One of Congress’s reasons for adding “under God” to the Pledge was to explain America’s disagreement with the Soviet Union about the nature of human rights. The Soviets claimed that people receive their rights from the State, and therefore the State can take those rights away.

In contrast, Congress said it was using the phrase “under God” to make clear that basic human rights are beyond the reach of the State.

In so doing, it was following a centuries-old tradition:

  1. Washington’s General Orders to his troops (July 2, 1776): “The fate of unborn Millions will now depend, under God, on the Courage and Conduct of this army.
  2. The Declaration of Independence (July 4, 1776): “We hold these truths to be self-evident, that all men are created equal, that they are endowed by their Creator with certain unalienable Rights, that among these are Life, Liberty and the pursuit of Happiness.
  3. Lincoln’s Gettysburg Address (November 19, 1863): “this nation, under God, shall have a new birth of freedom—and that government of the people, by the people, for the people, shall not perish from the earth.”

To avoid saying the “offensive” word “God,” as the secularists attacking the Pledge want, teachers would have to remain silent about the values embraced by the American Revolutionaries, the Constitution, abolitionism, and the civil rights movement.

References to “God,” which remind every American that their rights cannot be seized by the State, are the cherished legacy of a free society; each reminds future generations that their rights come not from the State, but a Source beyond the State’s control.

As President Dwight D. Eisenhower said when signing the amendment adding “under God” to the Pledge on Flag Day, June 14, 1954:

“[The words under God] will help us to keep constantly in our minds and hearts the spiritual and moral principles which alone give dignity to man, and upon which our way of life is founded.”

***

For more information, or to arrange an interview with one of the attorneys, please contact Ryan Colby, Communications Director, at rcolby@becketlaw.org or call 202.349.7219.

 

ACLU of New Jersey v. Schundler

Every year, Jersey City sponsors celebrations ranging from Ramadan Remembrance Day, Hindu and Buddhist parades, and scores of other parades, festivals, proclamations and displays celebrating the varied cultures and ethnicities of the community, which is one of the most diverse in the United States. Consistent with this tradition of pluralism, during the holidays Jersey City sought to display a menorah, a crèche, a Christmas tree, and a sign stating that this display was part of the broader celebration of diversity by the City held throughout the year.

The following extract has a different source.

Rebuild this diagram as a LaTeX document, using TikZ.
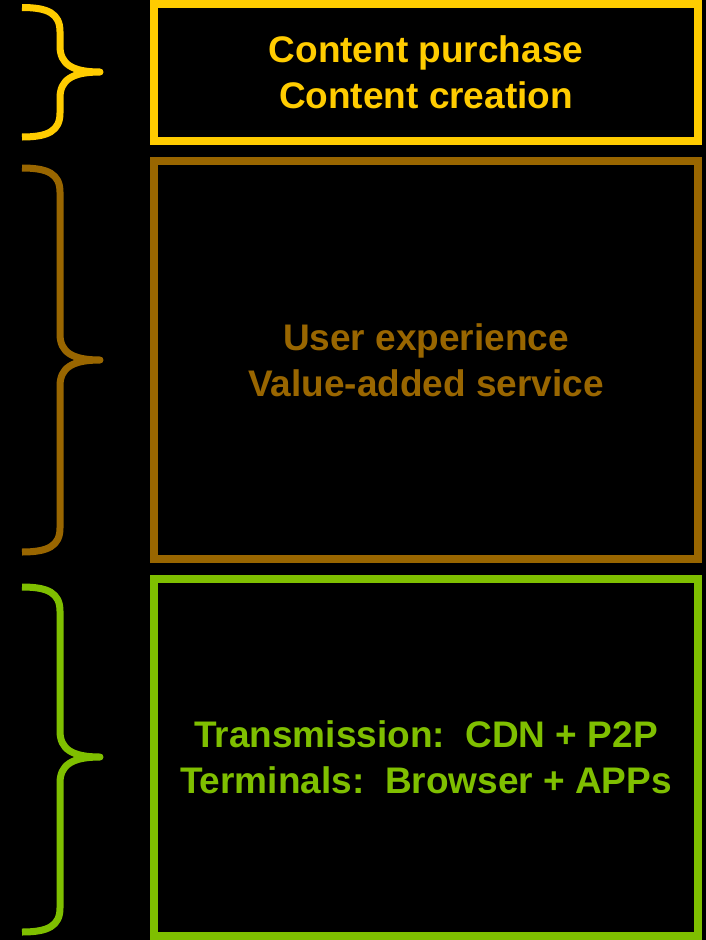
\documentclass[tikz,border=0pt]{standalone}
\usepackage{fontspec}
\setmainfont{Liberation Sans}
\definecolor{cyel}{HTML}{FFCC00}
\definecolor{cbrn}{HTML}{996600}
\definecolor{cgrn}{HTML}{7FBF00}
\begin{document}
\begin{tikzpicture}[x=1pt,y=-1pt,
  layerbox/.style={draw=#1, line width=8pt, minimum width=544pt, inner sep=0pt},
  layertext/.style={text=#1, font=\fontsize{37}{46}\selectfont\bfseries, align=center},
  bracepath/.style={draw=#1, line width=7pt, line cap=butt, line join=round}]
\fill[black] (0,0) rectangle (706,940);
\useasboundingbox (0,0) rectangle (706,940);
% boxes
\node[layerbox=cyel, minimum height=137pt] (b1) at (426,72.5) {};
\node[layerbox=cbrn, minimum height=398pt] (b2) at (426,360) {};
\node[layerbox=cgrn, minimum height=357pt] (b3) at (426,757.5) {};
% texts
\node[layertext=cyel] (t1) at (b1.center) {Content purchase\\Content creation};
\node[layertext=cbrn] (t2) at (b2.center) {User experience\\Value-added service};
\node[layertext=cgrn] (t3) at (b3.center) {Transmission:\ \ CDN + P2P\\Terminals:\ \ Browser + APPs};
% braces
\newcommand{\mybrace}[4]{%
  \draw[bracepath=#1] (22,#2) .. controls (48,#2) and (60,#2+6) .. (60,#2+24)
    -- (60,#4-26) .. controls (60,#4-8) and (72,#4) .. (100,#4)
    .. controls (72,#4) and (60,#4+8) .. (60,#4+26)
    -- (60,#3-24) .. controls (60,#3-6) and (48,#3) .. (22,#3);}
\mybrace{cyel}{7.5}{137}{72}
\mybrace{cbrn}{168}{552}{360}
\mybrace{cgrn}{587}{932}{757}
\end{tikzpicture}
\end{document}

Following a challenge by the ACLU — and a defense by Becket — the U.S. District Court in Newark ruled that the menorah, tree, crèche, and sign were unconstitutional. However, it held that the display would be constitutional if it included a Santa Claus, a sleigh, and a snowman. So the next year Mayor Bret Schundler erected a display designed to comply with the District Court’s request, adding a Santa with a sleigh and a snowman near the crèche, and putting several Kwanzaa symbols on the evergreen tree. But even this wasn’t good enough for the ACLU, which tried again to take down the revised display.

Following several years of back-and-forth court battles, the Third Circuit Court of Appeals accepted Becket’s argument, ruling that Jersey City’s display was constitutional because it had explanatory signs and secular symbols. The Court also specifically rejected ACLU’s argument that a crèche may never be displayed under any circumstances in front of a seat of government. The decision was a victory for the ability of local governments to recognize the religious aspects of culture in the public square.

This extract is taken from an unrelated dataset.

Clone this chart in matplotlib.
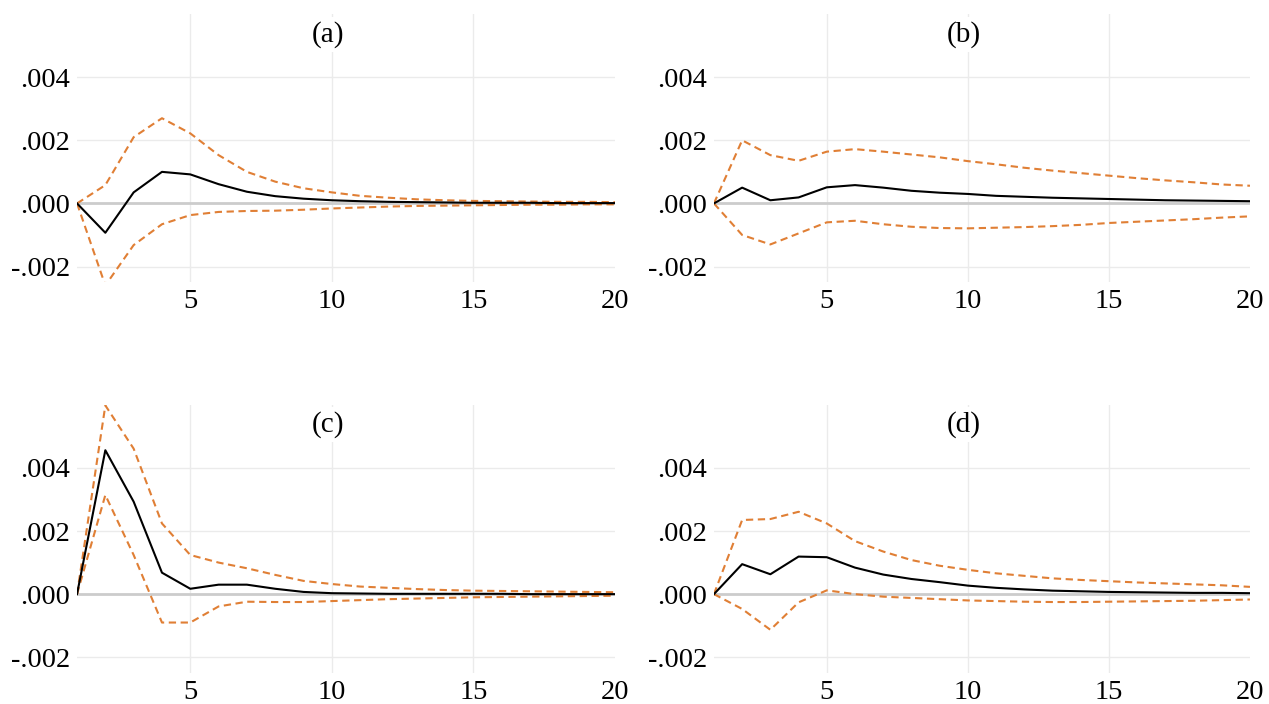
import numpy as np
import matplotlib.pyplot as plt
import matplotlib.transforms as mtransforms

plt.rcParams['font.family'] = ['Liberation Serif', 'DejaVu Serif']

steps = list(range(1, 21))
panel_titles = ['(a)', '(b)', '(c)', '(d)']

# impulse responses (solid) and confidence bands (dashed)
irf_a = [0, -0.00093, 0.00035, 0.00100, 0.00092, 0.00061, 0.00037, 0.00023, 0.00015, 0.00010,
         0.00007, 0.00005, 0.00004, 0.00003, 0.00002, 0.00002, 0.00002, 0.00001, 0.00001, 0.00001]
up_a = [0, 0.00058, 0.00210, 0.00270, 0.00222, 0.00153, 0.00100, 0.00069, 0.00048, 0.00035,
        0.00024, 0.00018, 0.00013, 0.00010, 0.00008, 0.00007, 0.00006, 0.00005, 0.00005, 0.00004]
lo_a = [0, -0.00260, -0.00132, -0.00066, -0.00037, -0.00027, -0.00024, -0.00023, -0.00020, -0.00016,
        -0.00013, -0.00010, -0.00008, -0.00007, -0.00006, -0.00005, -0.00004, -0.00004, -0.00003, -0.00003]

irf_b = [0, 0.00050, 0.00010, 0.00019, 0.00051, 0.00058, 0.00050, 0.00040, 0.00034, 0.00030,
         0.00024, 0.00021, 0.00018, 0.00016, 0.00014, 0.00012, 0.00010, 0.00009, 0.00008, 0.00007]
up_b = [0, 0.00200, 0.00153, 0.00135, 0.00164, 0.00172, 0.00164, 0.00155, 0.00146, 0.00134,
        0.00124, 0.00113, 0.00104, 0.00096, 0.00088, 0.00080, 0.00073, 0.00067, 0.00060, 0.00056]
lo_b = [0, -0.00100, -0.00130, -0.00095, -0.00060, -0.00055, -0.00066, -0.00074, -0.00078, -0.00079,
        -0.00077, -0.00075, -0.00072, -0.00068, -0.00062, -0.00058, -0.00054, -0.00050, -0.00045, -0.00041]

irf_c = [0, 0.00456, 0.00293, 0.00068, 0.00017, 0.00030, 0.00030, 0.00017, 0.00007, 0.00003,
         0.00002, 0.00001, 0.00001, 0.00001, 0.00001, 0.00001, 0.00000, 0.00000, 0.00000, 0.00000]
up_c = [0, 0.00598, 0.00461, 0.00224, 0.00124, 0.00100, 0.00082, 0.00061, 0.00042, 0.00032,
        0.00024, 0.00020, 0.00016, 0.00013, 0.00011, 0.00010, 0.00009, 0.00008, 0.00007, 0.00006]
lo_c = [0, 0.00314, 0.00124, -0.00090, -0.00090, -0.00039, -0.00024, -0.00025, -0.00025, -0.00022,
        -0.00019, -0.00016, -0.00014, -0.00012, -0.00010, -0.00009, -0.00008, -0.00007, -0.00006, -0.00005]

irf_d = [0, 0.00095, 0.00063, 0.00119, 0.00117, 0.00084, 0.00062, 0.00048, 0.00038, 0.00027,
         0.00020, 0.00015, 0.00011, 0.00009, 0.00007, 0.00006, 0.00005, 0.00004, 0.00004, 0.00003]
up_d = [0, 0.00235, 0.00238, 0.00261, 0.00224, 0.00168, 0.00135, 0.00108, 0.00090, 0.00077,
        0.00066, 0.00058, 0.00050, 0.00045, 0.00041, 0.00037, 0.00034, 0.00031, 0.00028, 0.00023]
lo_d = [0, -0.00047, -0.00113, -0.00026, 0.00012, 0.00000, -0.00008, -0.00012, -0.00016, -0.00020,
        -0.00022, -0.00024, -0.00025, -0.00025, -0.00024, -0.00023, -0.00022, -0.00021, -0.00019, -0.00017]

panels = [(irf_a, up_a, lo_a), (irf_b, up_b, lo_b), (irf_c, up_c, lo_c), (irf_d, up_d, lo_d)]

ytick_vals = [-0.002, 0.0, 0.002, 0.004]
ytick_labels = ['-.002', '.000', '.002', '.004']
xtick_vals = [5, 10, 15, 20]

orange = '#e07f35'
grid_c = '#ebebeb'

fig = plt.figure(figsize=(12.69, 7.04), dpi=100)
boxes = [(0.0607, 0.599, 0.4239, 0.381), (0.5626, 0.599, 0.4224, 0.381),
         (0.0607, 0.044, 0.4239, 0.381), (0.5626, 0.044, 0.4224, 0.381)]

for (irf, up, lo), box, title in zip(panels, boxes, panel_titles):
    ax = fig.add_axes(box)
    ax.set_xlim(1, 20)
    ax.set_ylim(-0.0025, 0.006)
    for v in [-0.002, 0.002, 0.004]:
        ax.axhline(v, color=grid_c, lw=1.0, zorder=0)
    for v in [5, 10, 15]:
        ax.axvline(v, color=grid_c, lw=1.0, zorder=0)
    ax.axhline(0, color='#cccccc', lw=2.0, zorder=1)
    ax.plot(steps, up, color=orange, lw=1.5, ls=(0, (3.5, 2.2)), zorder=2)
    ax.plot(steps, lo, color=orange, lw=1.5, ls=(0, (3.5, 2.2)), zorder=2)
    ax.plot(steps, irf, color='black', lw=1.5, zorder=3)
    trans = mtransforms.blended_transform_factory(ax.transData, ax.transAxes)
    ax.text(9.85, 0.925, title, transform=trans, ha='center', va='center', fontsize=21,
            bbox=dict(facecolor='white', edgecolor='none', pad=3), zorder=4)
    ax.set_yticks(ytick_vals)
    ax.set_yticklabels(ytick_labels)
    ax.set_xticks(xtick_vals)
    ax.tick_params(length=0, labelsize=20.5, pad=5)
    for s in ax.spines.values():
        s.set_visible(False)

fig.savefig('out.png', dpi=100)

Boy Scouts of America v. Dale

When the New Jersey Supreme Court held that a state public accommodations law required the Boy Scouts to readmit a gay leader, Becket filed a brief urging the U.S. Supreme Court to protect the First Amendment right of expressive association concerning religious institutions. The Supreme Court did just that, ruling that applying the public accommodation law violated the Boy Scout’s First Amendment right of expressive association. The Boy Scouts were represented by George Davidson of Hughes Hubbard & Reed.

Mitchell v. Helms

In a case challenging the constitutionality of a government school aid program as applied to parochial schools, the Supreme Court reversed the U.S. Court of Appeals for the Fifth Circuit, which had found that the program violated the Establishment Clause.

Justice Thomas’s plurality opinion (joined by Chief Justice Rehnquist and Justices Scalia and Kennedy) relied on the Becket Fund’s amicus brief, which described the anti-Catholic animus motivating state Blaine Amendments (forbidding state funds from supporting religious institutions).

In rejecting a method of analyzing an Establishment Clause challenge by asking whether the benefitted institution is “pervasively sectarian,” Justice Thomas’s opinion echoed the sentiments of Becket’s amicus brief: “hostility to aid to pervasively sectarian schools has a shameful pedigree that we do not hesitate to disavow” and “[t]his doctrine, born of bigotry, should be buried now.”

Michael McConnell was counsel in this case.

 

Agostini v. Felton

Becket filed an amicus brief urging the reversal of a U.S. Supreme Court 1985 ruling that prevented disadvantaged children in religious schools, but not those in public schools, from receiving federal education funds for supplemental instruction by public school teachers. The Supreme Court ruled in favor of religious freedom, reversed the 1985 ruling, and decided that allowing public school teachers to instruct on secular subjects at private religious schools did not violate the Establishment Clause. New York City Chief Corporation Counsel Paul Crotty represented the New York parochial school board and several students’ parents.